When they took the pattern of the stars on Our Lady’s mantle, and laid it out over a construction of the position of the stars in December 1531, there is an exact match of the position of the constellations as seen in Mexico on Dec. 12th and the stars that adorn the mantle of our Lady of Guadalupe.

Another miraculous sign.

And just as John the Baptist pointed his disciples to Jesus, so we know the Blessed Mother also points always to Jesus.

That is even more reason to rejoice today! Because these two great “pointings” intersect in the liturgical calendar this year!

And yet, back at the Gospel scene, there is John in prison, and Jesus tells us that even the “least in the kingdom of heaven is greater than he!

Poor John! Less than the least in the kingdom?
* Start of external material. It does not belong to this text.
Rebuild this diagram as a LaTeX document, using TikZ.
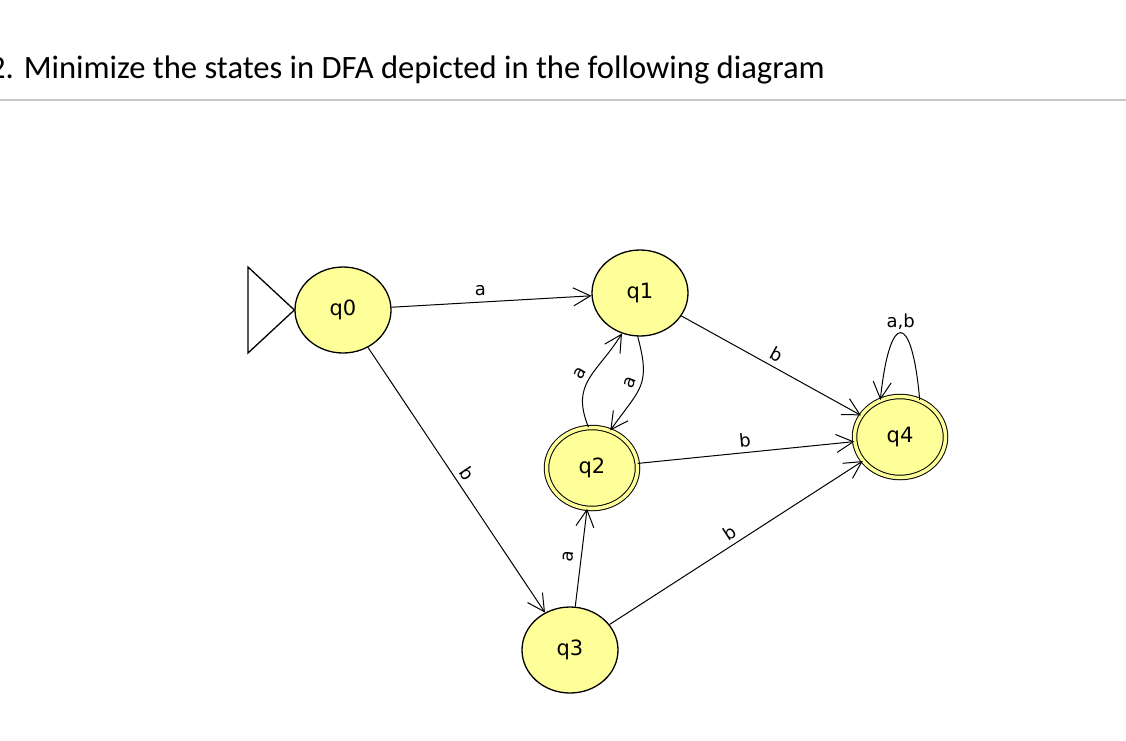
\documentclass[tikz,border=0pt]{standalone}
\usepackage{fontspec}
\setmainfont{DejaVu Sans}
\newfontfamily\titlefont{Carlito}
\usetikzlibrary{arrows.meta,shapes.geometric}
\definecolor{statefill}{RGB}{255,255,153}
\definecolor{rulegray}{RGB}{200,200,200}
\tikzset{
  stateshape/.style={ellipse, draw=black, line width=1.3pt, fill=statefill,
    minimum width=96pt, minimum height=86pt, inner sep=0pt,
    font=\fontsize{21}{21}\selectfont},
  finalshape/.style={stateshape, double=statefill, double distance=3.5pt, line width=1pt,
    minimum width=91pt, minimum height=81pt},
  trans/.style={draw=black, line width=1pt, -{Straight Barb[length=17pt,width=18pt,line width=1pt]}},
  lbl/.style={font=\fontsize{18}{18}\selectfont, inner sep=5pt}
}
\begin{document}
\begin{tikzpicture}[x=1pt,y=1pt]
\useasboundingbox (0,0) rectangle (1126,-740);
\fill[white] (0,0) rectangle (1126,-740);
% title
\node[anchor=base west, inner sep=0pt, font=\titlefont\fontsize{32.6}{33}\selectfont] (title) at (-11,-78) {2. Minimize the states in DFA depicted in the following diagram};
\draw[rulegray, line width=2pt] (0,-100) -- (1126,-100);
% states
\node[stateshape] (q0) at (343,-310) {q0};
\node[stateshape] (q1) at (640,-293) {q1};
\node[finalshape] (q2) at (592,-468) {q2};
\node[stateshape] (q3) at (570,-650) {q3};
\node[finalshape] (q4) at (900,-437) {q4};
% start marker
\draw[line width=1.3pt, line join=miter] (248,-267) -- (248,-353) -- (q0.west) -- cycle;
% transitions
\draw[trans] (q0) -- node[lbl, auto] {a} (q1);
\draw[trans] (q0) -- node[lbl, auto, sloped] {b} (q3);
\draw[trans] (q1) -- node[lbl, auto, sloped] {b} (q4);
\draw[trans] (q2) -- node[lbl, auto, sloped] {b} (q4);
\draw[trans] (q3) -- node[lbl, auto, sloped] {b} (q4);
\draw[trans] (q3) -- node[lbl, auto, sloped, inner sep=7pt] {a} (q2);
\draw[trans] (q2.95) .. controls +(112:48) and +(-122:48) .. node[lbl, auto, sloped] {a} (q1.-114);
\draw[trans] (q1.-93) .. controls +(-75:52) and +(55:52) .. node[lbl, auto, sloped] {a} (q2.64);
\draw[trans] (q4.62) .. controls +(95:90) and +(84:90) .. node[lbl, above, inner sep=3pt] {a,b} (q4.118);
\end{tikzpicture}
\end{document}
There is something new going on with Jesus – and while John is the messenger—the last man in a long line of prophets—the man who points to Jesus, the ones whose hearts are changed as well as their minds, are the ones who follow Jesus

They are what is called ontologically changed – changed at the very root of their being—their hearts and minds and very bodies are walking with Jesus!

These are the ones who are of the kingdom of heaven!

This doesn’t mean that John is eternally doomed. No, that is certainbly not it.

It should tell us that while John points to the promise, Jesus transforms those who follow them.

Jesus makes all things new!

You and I, transformed by our Baptism:  We all become co-workers in his vineyard of redemption.

Jesus offers us a share in it even today.
And every day – he offers us a sharing of his divine life in the Eucharist!

He helps us to be born again, over and over…recreated in his image.

Today, and throughout the year, God smiles at us!

How about that? How many of us have taken the time to understand that in all of the hustle and bustle of our lives, God smiles at us!

Amazing!

And so let’s take that with us today: let us Rejoice because he calls out to us and to all creation…

Jesus’ great promise of salvation is like all heaven looking down in the darkness with one huge, cosmic smile!

Today we rejoice because God calls out to us in our poverty!

So on this Sunday of Rose, this Sunday of “Gladness”, let us simply: Rejoice in the Lord always!

And blessed will we all be, if we take no offense at Him!